Re: [PATCH net] net: ena: fix shift-out-of-bounds in exponential backoff

From: Shay Agroskin
Date: Thu Jul 13 2023 - 03:50:50 EST



Krister Johansen <kjlx@xxxxxxxxxxxxxxxxxx> writes:


On Tue, Jul 11, 2023 at 08:47:32PM +0300, Shay Agroskin wrote:

Krister Johansen <kjlx@xxxxxxxxxxxxxxxxxx> writes:

> diff --git a/drivers/net/ethernet/amazon/ena/ena_com.c
> b/drivers/net/ethernet/amazon/ena/ena_com.c
> index 451c3a1b6255..633b321d7fdd 100644
> --- a/drivers/net/ethernet/amazon/ena/ena_com.c
> +++ b/drivers/net/ethernet/amazon/ena/ena_com.c
> @@ -35,6 +35,8 @@
> #define ENA_REGS_ADMIN_INTR_MASK 1
> +#define ENA_MAX_BACKOFF_DELAY_EXP 16U
> +
> #define ENA_MIN_ADMIN_POLL_US 100
> #define ENA_MAX_ADMIN_POLL_US 5000
> @@ -536,6 +538,7 @@ static int > ena_com_comp_status_to_errno(struct
> ena_com_admin_queue *admin_queue,
> static void ena_delay_exponential_backoff_us(u32 exp, u32 > delay_us)
> {
> + exp = min_t(u32, exp, ENA_MAX_BACKOFF_DELAY_EXP);
> delay_us = max_t(u32, ENA_MIN_ADMIN_POLL_US, delay_us);
> delay_us = min_t(u32, delay_us * (1U << exp), > ENA_MAX_ADMIN_POLL_US);
> usleep_range(delay_us, 2 * delay_us);

Hi, thanks for submitting this patch (:

Absolutely; thanks for the review!

Going over the logic here, the driver sleeps for `delay_us` micro-seconds in
each iteration that this function gets called.

For an exp = 14 it'd sleep (I added units notation)
delay_us * (2 ^ exp) us = 100 * (2 ^ 14) us = (10 * (2 ^ 14)) / (1000000) s
= 1.6 s

For an exp = 15 it'd sleep
(10 * (2 ^ 15)) / (1000000) = 3.2s

To even get close to an overflow value, say exp=29 the driver would sleep in
a single iteration
53687 s = 14.9 hours.

The driver should stop trying to get a response from the device after a
timeout period received from the device which is 3 seconds by default.

The point being, it seems very unlikely to hit this overflow. Did you
experience it or was the issue discovered by a static analyzer ?

No, no use of fuzzing or static analysis. This was hit on a production
instance that was having ENA trouble.

I'm apparently reading the code differently. I thought this line:

> delay_us = min_t(u32, delay_us * (1U << exp), > ENA_MAX_ADMIN_POLL_US);

Was going to cap that delay_us at (delay_us * (1U << exp)) or
5000us, whichever is smaller.
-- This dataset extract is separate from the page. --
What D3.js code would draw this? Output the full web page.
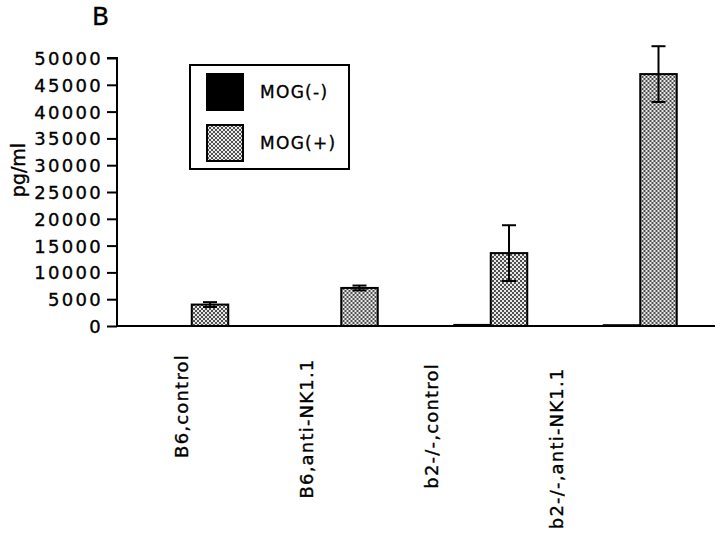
<!DOCTYPE html>
<html>
<head>
<meta charset="utf-8">
<script src="https://cdn.jsdelivr.net/npm/d3@7"></script>
<style>
  body { margin: 0; background: #fff; }
  text { font-family: "DejaVu Sans", sans-serif; fill: #000; stroke: #000; stroke-width: 0.35px; }
</style>
</head>
<body>
<div id="chart"></div>
<script>
'use strict';

const groups = ["B6,control", "B6,anti-NK1.1", "b2-/-,control", "b2-/-,anti-NK1.1"];
const series = ["MOG(-)", "MOG(+)"];
const mogNeg = [0, 0, 200, 150];
const mogPos = [4000, 7100, 13600, 47000];
const mogNegErr = [0, 0, 0, 0];
const mogPosErr = [450, 450, 5200, 5200];
const yTicks = [0, 5000, 10000, 15000, 20000, 25000, 30000, 35000, 40000, 45000, 50000];

const width = 720, height = 538;

const svg = d3.select('#chart').append('svg')
    .attr('width', width)
    .attr('height', height);

const defs = svg.append('defs');
const pat = defs.append('pattern')
    .attr('id', 'stipple')
    .attr('patternUnits', 'userSpaceOnUse')
    .attr('width', 4).attr('height', 4);
pat.append('rect').attr('width', 4).attr('height', 4).attr('fill', '#e8e8e8');
pat.append('rect').attr('width', 2).attr('height', 2).attr('fill', '#505050');
pat.append('rect').attr('x', 2).attr('y', 2).attr('width', 2).attr('height', 2).attr('fill', '#505050');

const fills = ['#000', 'url(#stipple)'];

const x0 = d3.scaleBand().domain(groups).range([117, 715]);
const x1 = d3.scaleBand().domain(series)
    .range([x0.bandwidth() / 2 - 36.5, x0.bandwidth() / 2 + 36.5]);
const labelX = d3.scaleBand().domain(groups).range([119, 619]);
const y = d3.scaleLinear().domain([0, 50000]).range([326, 58]);

const rows = groups.map(function (g, i) {
    return {
        group: g,
        values: [
            { s: series[0], v: mogNeg[i], e: mogNegErr[i] },
            { s: series[1], v: mogPos[i], e: mogPosErr[i] }
        ]
    };
});

// bars
const gg = svg.selectAll('g.grp').data(rows).enter().append('g')
    .attr('class', 'grp')
    .attr('transform', function (d) { return 'translate(' + x0(d.group) + ',0)'; });

gg.selectAll('rect').data(function (d) { return d.values; }).enter().append('rect')
    .attr('x', function (d) { return x1(d.s); })
    .attr('y', function (d) { return y(d.v); })
    .attr('width', x1.bandwidth())
    .attr('height', function (d) { return y(0) - y(d.v); })
    .attr('fill', function (d, i) { return fills[i]; })
    .attr('stroke', '#000')
    .attr('stroke-width', 2);

// error bars
const eb = gg.selectAll('g.err').data(function (d) { return d.values.filter(function (v) { return v.e > 0; }); })
    .enter().append('g').attr('class', 'err');
eb.append('line')
    .attr('x1', function (d) { return x1(d.s) + x1.bandwidth() / 2; })
    .attr('x2', function (d) { return x1(d.s) + x1.bandwidth() / 2; })
    .attr('y1', function (d) { return y(d.v - d.e); })
    .attr('y2', function (d) { return y(d.v + d.e); })
    .attr('stroke', '#000').attr('stroke-width', 2);
eb.selectAll('line.cap').data(function (d) { return [d.v - d.e, d.v + d.e].map(function (val) { return { s: d.s, val: val }; }); })
    .enter().append('line').attr('class', 'cap')
    .attr('x1', function (d) { return x1(d.s) + x1.bandwidth() / 2 - 7; })
    .attr('x2', function (d) { return x1(d.s) + x1.bandwidth() / 2 + 7; })
    .attr('y1', function (d) { return y(d.val); })
    .attr('y2', function (d) { return y(d.val); })
    .attr('stroke', '#000').attr('stroke-width', 2);

// y axis
const yAxis = svg.append('g')
    .attr('transform', 'translate(117,0)')
    .call(d3.axisLeft(y).tickValues(yTicks).tickSize(10).tickPadding(4).tickFormat(d3.format('d')));
yAxis.select('.domain').attr('stroke-width', 2).attr('d', 'M-10,' + y(50000) + 'H0V' + y(0));
yAxis.selectAll('.tick line').attr('stroke-width', 2);
yAxis.selectAll('.tick text')
    .style('font-size', '18px')
    .style('letter-spacing', '2.3px')
    .attr('dy', '0.36em');

// x axis line
svg.append('line')
    .attr('x1', x0.range()[0]).attr('x2', x0.range()[1])
    .attr('y1', y(0)).attr('y2', y(0))
    .attr('stroke', '#000').attr('stroke-width', 2);

// category labels
svg.selectAll('text.cat').data(groups).enter().append('text')
    .attr('class', 'cat')
    .attr('transform', function (d, i) { return 'translate(' + (labelX(d) + labelX.bandwidth() / 2 + 6) + ',' + (354 + 4.5 * i) + ') rotate(-90)'; })
    .attr('text-anchor', 'end')
    .style('font-size', '18px')
    .style('letter-spacing', '1.2px')
    .text(function (d) { return d; });

// y label
svg.append('text')
    .attr('transform', 'translate(25,170) rotate(-90)')
    .attr('text-anchor', 'middle')
    .style('font-size', '19px')
    .text('pg/ml');

// panel letter
svg.append('text')
    .attr('x', 92).attr('y', 25)
    .style('font-size', '25px')
    .text('B');

// legend
const leg = svg.append('g').attr('transform', 'translate(190,65)');
leg.append('rect')
    .attr('width', 159).attr('height', 104)
    .attr('fill', '#fff').attr('stroke', '#000').attr('stroke-width', 2);
const li = leg.selectAll('g.li').data(series).enter().append('g')
    .attr('class', 'li')
    .attr('transform', function (d, i) { return 'translate(17,' + (9 + i * 51) + ')'; });
li.append('rect')
    .attr('width', 36).attr('height', 36)
    .attr('fill', function (d, i) { return fills[i]; })
    .attr('stroke', '#000').attr('stroke-width', 2);
li.append('text')
    .attr('x', 53).attr('y', 18).attr('dy', '0.36em')
    .style('font-size', '17px')
    .style('letter-spacing', '1.3px')
    .text(function (d) { return d; });
</script>
</body>
</html>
By that measure, if delay_us is 100 and
ENA_MAX_ADMIN_POLL_US is 5000, this should start getting capped after
exp = 6, correct? By my estimate, that puts it at between 160ms and
320ms of sleeping before one could hit this problem.

I went and pulled the logs out of the archive and have the following
timeline. This is seconds from boot as reported by dmesg:

11244.226583 - ena warns TX not completed on time, 10112000 usecs since
last napi execution, missing tx timeout val of 5000 msec

11245.190453 - netdev watchdog fires

11245.190781 - ena records Transmit timeout
11245.250739 - ena records Trigger reset on

11246.812620 - UBSAN message to console

11248.590441 - ena reports Reset inidication didn't turn off
11250.633545 - ena reports failure to reset device
12013.529338 - last logline before new boot

While the difference between the panic and the trigger reset is more
than 320ms, it is definitely on the order of seconds instead of hours.


Yup you're right. I was so entangled in my exponent calculations that I completely missed the min_t expression there.

That's quite an awkward design to be honest, I hope to submit a re-write for it in one of the releases.

Thanks again for the work you've put into it